*Data entries*.
-- Start --
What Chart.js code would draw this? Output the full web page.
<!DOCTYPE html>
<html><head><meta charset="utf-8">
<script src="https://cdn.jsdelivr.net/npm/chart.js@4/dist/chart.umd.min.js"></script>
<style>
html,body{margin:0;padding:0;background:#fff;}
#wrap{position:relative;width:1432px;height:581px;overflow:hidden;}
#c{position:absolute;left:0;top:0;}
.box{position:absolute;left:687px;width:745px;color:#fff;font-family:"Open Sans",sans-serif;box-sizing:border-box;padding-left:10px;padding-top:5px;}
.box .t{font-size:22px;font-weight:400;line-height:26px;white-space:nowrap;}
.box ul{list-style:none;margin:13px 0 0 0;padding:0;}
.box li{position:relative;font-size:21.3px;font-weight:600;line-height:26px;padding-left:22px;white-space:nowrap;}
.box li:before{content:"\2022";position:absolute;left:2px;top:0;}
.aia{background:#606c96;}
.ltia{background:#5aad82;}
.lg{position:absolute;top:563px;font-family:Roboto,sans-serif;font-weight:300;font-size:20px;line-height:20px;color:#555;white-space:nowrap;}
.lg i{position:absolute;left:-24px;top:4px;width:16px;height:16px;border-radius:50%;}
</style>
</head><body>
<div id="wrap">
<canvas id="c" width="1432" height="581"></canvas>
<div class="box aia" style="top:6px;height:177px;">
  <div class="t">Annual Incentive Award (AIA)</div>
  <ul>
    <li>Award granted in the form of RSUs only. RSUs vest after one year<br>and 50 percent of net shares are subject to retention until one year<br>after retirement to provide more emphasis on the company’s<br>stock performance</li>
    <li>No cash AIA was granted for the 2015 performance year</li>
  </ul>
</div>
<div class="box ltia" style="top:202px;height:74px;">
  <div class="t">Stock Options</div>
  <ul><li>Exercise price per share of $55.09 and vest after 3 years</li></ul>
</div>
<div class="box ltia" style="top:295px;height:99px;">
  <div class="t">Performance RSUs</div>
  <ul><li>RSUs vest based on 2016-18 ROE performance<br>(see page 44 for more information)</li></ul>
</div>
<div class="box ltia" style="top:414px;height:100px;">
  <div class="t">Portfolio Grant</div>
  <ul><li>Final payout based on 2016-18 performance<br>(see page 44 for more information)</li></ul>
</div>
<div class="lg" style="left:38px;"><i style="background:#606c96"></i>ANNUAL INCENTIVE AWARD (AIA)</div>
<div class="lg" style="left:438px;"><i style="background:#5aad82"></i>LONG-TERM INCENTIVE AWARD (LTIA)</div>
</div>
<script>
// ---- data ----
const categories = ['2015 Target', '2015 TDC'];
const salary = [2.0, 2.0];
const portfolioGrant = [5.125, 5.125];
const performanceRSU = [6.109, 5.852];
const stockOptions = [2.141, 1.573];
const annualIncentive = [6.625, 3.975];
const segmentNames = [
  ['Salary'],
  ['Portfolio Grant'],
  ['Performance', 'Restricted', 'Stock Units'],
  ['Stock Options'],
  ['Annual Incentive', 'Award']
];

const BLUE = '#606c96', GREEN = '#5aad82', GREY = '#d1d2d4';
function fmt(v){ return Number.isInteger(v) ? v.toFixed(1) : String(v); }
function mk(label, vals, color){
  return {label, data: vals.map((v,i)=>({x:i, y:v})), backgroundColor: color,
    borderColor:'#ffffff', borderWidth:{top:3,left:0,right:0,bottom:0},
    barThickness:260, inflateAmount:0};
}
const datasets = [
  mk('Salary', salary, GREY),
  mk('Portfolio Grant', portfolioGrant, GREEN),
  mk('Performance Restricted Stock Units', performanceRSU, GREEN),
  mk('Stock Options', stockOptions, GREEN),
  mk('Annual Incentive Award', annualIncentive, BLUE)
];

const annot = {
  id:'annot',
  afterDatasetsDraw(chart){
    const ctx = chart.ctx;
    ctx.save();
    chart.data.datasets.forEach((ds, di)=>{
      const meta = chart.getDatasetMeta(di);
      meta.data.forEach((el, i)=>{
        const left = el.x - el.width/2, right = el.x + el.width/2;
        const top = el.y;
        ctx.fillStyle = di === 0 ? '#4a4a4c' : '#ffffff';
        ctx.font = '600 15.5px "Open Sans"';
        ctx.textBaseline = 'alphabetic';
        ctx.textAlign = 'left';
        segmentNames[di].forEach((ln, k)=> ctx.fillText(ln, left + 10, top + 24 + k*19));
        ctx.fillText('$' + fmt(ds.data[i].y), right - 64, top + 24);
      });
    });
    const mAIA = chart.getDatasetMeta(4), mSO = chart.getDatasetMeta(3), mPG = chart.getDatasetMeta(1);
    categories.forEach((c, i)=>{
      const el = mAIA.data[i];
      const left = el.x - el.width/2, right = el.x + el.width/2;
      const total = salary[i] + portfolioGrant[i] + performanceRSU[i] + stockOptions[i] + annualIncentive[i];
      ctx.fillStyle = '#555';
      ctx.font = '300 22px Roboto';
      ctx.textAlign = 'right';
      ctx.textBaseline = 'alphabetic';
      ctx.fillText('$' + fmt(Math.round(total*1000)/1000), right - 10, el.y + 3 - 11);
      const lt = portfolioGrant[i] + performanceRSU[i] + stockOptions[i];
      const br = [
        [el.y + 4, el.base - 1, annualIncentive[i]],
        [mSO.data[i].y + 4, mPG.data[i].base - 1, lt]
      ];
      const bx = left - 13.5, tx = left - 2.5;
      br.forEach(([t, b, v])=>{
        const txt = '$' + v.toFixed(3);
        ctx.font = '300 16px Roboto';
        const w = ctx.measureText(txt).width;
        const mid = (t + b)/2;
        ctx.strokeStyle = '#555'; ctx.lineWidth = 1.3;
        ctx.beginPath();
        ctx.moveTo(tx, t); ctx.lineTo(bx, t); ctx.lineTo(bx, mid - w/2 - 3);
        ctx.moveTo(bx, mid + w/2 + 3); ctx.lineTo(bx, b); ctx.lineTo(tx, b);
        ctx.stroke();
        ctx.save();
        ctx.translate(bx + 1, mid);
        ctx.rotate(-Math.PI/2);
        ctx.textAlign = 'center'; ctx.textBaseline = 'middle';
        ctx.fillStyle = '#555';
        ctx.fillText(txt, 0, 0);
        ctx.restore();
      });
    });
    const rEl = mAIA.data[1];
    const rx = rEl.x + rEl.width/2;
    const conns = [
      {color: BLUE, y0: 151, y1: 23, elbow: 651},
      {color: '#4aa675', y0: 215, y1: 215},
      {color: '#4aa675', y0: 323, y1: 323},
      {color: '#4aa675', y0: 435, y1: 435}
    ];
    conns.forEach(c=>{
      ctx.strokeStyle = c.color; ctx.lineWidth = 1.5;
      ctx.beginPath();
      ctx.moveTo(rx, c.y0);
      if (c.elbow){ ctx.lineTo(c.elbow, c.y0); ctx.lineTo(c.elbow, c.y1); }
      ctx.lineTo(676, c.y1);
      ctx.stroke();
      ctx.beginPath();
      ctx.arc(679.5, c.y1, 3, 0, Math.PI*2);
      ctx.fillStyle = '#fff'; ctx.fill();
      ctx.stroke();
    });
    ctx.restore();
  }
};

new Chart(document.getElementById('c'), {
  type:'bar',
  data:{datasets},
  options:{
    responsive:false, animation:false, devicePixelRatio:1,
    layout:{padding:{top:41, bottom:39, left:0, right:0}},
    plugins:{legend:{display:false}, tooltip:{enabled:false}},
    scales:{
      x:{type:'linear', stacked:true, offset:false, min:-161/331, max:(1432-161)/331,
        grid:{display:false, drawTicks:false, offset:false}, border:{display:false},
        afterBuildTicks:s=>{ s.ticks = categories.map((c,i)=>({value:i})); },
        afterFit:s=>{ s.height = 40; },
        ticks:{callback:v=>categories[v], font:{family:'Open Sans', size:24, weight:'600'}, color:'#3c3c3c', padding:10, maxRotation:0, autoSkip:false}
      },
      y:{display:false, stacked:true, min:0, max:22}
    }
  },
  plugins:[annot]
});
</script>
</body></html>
-- End --
-- Start --
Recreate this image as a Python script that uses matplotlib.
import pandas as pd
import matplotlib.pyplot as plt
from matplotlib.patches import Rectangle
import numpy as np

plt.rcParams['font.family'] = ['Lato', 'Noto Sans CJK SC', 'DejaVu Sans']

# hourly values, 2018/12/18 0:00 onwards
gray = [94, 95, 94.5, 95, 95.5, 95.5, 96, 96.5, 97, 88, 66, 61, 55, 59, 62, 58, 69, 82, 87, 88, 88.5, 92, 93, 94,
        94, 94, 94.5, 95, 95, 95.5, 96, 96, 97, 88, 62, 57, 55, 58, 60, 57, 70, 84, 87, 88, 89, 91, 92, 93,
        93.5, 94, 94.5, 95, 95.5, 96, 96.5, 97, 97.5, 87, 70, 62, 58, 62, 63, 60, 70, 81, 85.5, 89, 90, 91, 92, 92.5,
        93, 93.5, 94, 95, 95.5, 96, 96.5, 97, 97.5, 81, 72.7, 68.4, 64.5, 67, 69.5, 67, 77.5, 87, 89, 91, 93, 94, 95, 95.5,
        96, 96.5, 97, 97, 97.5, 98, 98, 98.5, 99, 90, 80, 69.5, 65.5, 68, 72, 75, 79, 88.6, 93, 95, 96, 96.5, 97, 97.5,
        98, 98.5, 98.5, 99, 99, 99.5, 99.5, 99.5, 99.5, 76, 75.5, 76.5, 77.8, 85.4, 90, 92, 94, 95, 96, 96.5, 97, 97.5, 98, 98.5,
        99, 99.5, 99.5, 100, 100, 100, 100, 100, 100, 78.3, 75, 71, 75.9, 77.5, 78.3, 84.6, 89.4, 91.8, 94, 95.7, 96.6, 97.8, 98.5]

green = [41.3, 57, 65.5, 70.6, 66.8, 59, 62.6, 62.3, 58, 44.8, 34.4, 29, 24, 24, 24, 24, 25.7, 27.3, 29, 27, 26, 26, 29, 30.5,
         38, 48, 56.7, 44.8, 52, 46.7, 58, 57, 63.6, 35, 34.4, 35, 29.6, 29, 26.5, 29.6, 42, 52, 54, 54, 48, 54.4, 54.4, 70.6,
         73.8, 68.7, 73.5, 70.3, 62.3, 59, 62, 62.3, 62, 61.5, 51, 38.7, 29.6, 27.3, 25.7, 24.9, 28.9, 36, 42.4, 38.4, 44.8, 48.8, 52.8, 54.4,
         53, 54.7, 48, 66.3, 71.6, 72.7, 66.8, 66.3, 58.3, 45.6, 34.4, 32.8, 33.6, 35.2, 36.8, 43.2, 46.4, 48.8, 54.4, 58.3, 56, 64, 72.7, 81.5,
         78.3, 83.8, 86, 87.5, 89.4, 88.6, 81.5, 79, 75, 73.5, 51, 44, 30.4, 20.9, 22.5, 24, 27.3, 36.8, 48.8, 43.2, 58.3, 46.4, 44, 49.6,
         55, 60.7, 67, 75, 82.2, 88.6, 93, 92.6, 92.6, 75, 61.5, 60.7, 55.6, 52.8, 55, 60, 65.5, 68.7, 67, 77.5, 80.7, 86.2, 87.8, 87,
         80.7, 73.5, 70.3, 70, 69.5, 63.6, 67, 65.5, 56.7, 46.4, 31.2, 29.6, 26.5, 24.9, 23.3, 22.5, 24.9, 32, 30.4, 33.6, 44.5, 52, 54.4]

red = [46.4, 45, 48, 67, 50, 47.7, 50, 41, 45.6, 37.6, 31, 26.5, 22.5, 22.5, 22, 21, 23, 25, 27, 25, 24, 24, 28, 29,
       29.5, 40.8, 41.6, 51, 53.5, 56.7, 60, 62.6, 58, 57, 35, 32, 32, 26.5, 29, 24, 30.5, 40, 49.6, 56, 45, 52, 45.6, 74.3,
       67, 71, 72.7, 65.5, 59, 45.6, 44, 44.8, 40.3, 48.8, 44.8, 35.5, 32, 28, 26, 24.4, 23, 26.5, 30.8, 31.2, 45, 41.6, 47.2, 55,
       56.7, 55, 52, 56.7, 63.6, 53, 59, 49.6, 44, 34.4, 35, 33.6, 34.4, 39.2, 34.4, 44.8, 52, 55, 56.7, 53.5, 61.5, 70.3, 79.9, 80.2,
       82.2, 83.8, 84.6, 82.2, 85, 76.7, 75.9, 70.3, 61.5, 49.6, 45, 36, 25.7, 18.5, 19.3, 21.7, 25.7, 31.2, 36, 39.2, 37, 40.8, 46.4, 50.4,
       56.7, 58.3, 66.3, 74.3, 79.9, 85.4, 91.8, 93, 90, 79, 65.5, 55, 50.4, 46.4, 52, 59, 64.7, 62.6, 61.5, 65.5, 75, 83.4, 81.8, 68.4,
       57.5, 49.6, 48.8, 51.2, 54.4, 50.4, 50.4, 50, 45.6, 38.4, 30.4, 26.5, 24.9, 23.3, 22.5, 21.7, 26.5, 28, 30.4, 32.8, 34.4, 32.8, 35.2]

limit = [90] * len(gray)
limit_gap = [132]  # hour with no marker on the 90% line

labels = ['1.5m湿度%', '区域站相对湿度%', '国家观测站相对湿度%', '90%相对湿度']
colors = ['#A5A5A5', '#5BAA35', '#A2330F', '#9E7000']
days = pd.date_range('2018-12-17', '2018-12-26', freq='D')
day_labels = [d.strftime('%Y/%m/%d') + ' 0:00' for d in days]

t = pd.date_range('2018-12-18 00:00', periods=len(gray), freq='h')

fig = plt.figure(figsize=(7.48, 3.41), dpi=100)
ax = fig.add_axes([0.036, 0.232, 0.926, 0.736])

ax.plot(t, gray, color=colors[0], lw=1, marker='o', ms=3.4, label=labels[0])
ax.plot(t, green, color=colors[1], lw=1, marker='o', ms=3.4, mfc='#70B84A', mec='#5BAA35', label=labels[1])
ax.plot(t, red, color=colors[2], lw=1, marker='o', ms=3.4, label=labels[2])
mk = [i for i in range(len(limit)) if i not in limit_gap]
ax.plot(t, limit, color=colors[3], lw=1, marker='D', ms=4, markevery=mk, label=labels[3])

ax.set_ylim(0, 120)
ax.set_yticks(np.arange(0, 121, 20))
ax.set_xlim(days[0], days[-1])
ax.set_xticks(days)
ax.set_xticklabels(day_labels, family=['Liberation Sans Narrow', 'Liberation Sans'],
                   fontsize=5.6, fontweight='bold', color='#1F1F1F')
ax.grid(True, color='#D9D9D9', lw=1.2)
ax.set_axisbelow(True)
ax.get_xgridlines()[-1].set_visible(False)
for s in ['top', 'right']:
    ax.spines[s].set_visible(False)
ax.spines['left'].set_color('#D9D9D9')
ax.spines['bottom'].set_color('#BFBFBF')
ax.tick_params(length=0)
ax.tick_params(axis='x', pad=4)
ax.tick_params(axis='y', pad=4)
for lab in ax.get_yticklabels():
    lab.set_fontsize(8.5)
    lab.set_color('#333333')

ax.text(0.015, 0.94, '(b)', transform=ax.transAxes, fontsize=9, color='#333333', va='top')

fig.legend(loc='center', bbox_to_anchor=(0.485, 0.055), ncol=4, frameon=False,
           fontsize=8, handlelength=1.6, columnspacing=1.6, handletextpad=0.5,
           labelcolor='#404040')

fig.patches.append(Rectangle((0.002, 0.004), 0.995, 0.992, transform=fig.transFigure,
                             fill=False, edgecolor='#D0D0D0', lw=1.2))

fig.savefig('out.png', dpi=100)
-- End --
-- Start --
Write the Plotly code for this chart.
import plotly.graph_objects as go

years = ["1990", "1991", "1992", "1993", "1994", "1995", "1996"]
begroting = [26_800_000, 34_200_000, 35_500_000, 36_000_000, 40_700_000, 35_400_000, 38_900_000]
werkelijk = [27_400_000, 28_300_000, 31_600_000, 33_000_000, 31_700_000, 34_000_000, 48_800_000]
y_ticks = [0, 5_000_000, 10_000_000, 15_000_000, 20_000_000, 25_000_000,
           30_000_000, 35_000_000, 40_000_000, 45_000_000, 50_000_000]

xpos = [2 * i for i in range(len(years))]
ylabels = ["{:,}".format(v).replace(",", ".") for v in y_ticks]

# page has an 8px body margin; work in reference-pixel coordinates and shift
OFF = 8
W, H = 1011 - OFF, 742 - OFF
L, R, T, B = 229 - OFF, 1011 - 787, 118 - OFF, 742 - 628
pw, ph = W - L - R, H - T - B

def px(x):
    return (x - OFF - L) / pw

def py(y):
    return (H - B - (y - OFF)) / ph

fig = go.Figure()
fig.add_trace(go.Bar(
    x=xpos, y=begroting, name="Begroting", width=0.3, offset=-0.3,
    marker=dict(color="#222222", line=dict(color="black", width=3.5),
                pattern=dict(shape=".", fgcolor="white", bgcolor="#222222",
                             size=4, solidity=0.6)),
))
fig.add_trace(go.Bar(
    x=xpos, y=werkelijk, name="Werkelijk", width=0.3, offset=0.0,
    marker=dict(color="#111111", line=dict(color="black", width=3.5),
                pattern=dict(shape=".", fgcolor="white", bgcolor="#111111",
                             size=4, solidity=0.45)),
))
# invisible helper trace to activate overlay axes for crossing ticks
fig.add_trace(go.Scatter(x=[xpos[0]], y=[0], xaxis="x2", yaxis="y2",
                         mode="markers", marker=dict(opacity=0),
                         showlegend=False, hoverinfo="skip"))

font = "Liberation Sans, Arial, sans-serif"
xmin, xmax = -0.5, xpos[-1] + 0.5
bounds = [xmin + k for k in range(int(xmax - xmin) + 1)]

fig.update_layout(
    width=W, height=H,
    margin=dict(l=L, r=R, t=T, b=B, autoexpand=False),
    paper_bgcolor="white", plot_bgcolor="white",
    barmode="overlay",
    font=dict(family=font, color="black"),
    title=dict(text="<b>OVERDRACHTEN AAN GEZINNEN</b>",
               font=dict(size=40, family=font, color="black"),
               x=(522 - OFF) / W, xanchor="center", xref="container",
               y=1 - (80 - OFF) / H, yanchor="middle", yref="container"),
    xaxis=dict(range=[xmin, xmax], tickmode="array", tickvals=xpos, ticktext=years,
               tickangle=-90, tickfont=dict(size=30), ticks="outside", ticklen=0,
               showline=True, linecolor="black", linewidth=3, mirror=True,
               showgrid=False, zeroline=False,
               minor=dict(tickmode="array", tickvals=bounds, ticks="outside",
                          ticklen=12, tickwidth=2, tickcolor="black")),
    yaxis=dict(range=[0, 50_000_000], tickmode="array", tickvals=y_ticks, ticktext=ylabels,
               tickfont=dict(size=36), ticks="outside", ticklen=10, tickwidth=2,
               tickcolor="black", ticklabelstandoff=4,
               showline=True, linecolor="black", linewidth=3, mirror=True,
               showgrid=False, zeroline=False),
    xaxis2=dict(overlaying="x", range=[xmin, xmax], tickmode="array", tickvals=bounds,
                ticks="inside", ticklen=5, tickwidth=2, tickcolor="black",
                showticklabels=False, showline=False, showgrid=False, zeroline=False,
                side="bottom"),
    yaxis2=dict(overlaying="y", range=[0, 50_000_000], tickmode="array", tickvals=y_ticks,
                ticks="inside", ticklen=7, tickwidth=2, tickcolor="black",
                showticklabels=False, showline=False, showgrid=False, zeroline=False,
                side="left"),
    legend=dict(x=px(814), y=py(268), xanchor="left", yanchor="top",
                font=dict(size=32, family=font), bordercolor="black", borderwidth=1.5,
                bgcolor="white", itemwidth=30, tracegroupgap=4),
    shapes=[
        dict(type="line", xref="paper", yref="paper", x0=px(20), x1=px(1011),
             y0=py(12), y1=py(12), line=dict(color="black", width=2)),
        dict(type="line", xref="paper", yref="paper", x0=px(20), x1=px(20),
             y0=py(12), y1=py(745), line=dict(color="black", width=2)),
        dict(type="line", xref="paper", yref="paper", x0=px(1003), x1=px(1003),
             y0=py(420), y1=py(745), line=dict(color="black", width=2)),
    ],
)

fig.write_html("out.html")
-- End --
*Given instruction*. From the records above, pick out and copy each line holding the word "this".

*Reply*.
What Chart.js code would draw this? Output the full web page.
Recreate this image as a Python script that uses matplotlib.
Write the Plotly code for this chart.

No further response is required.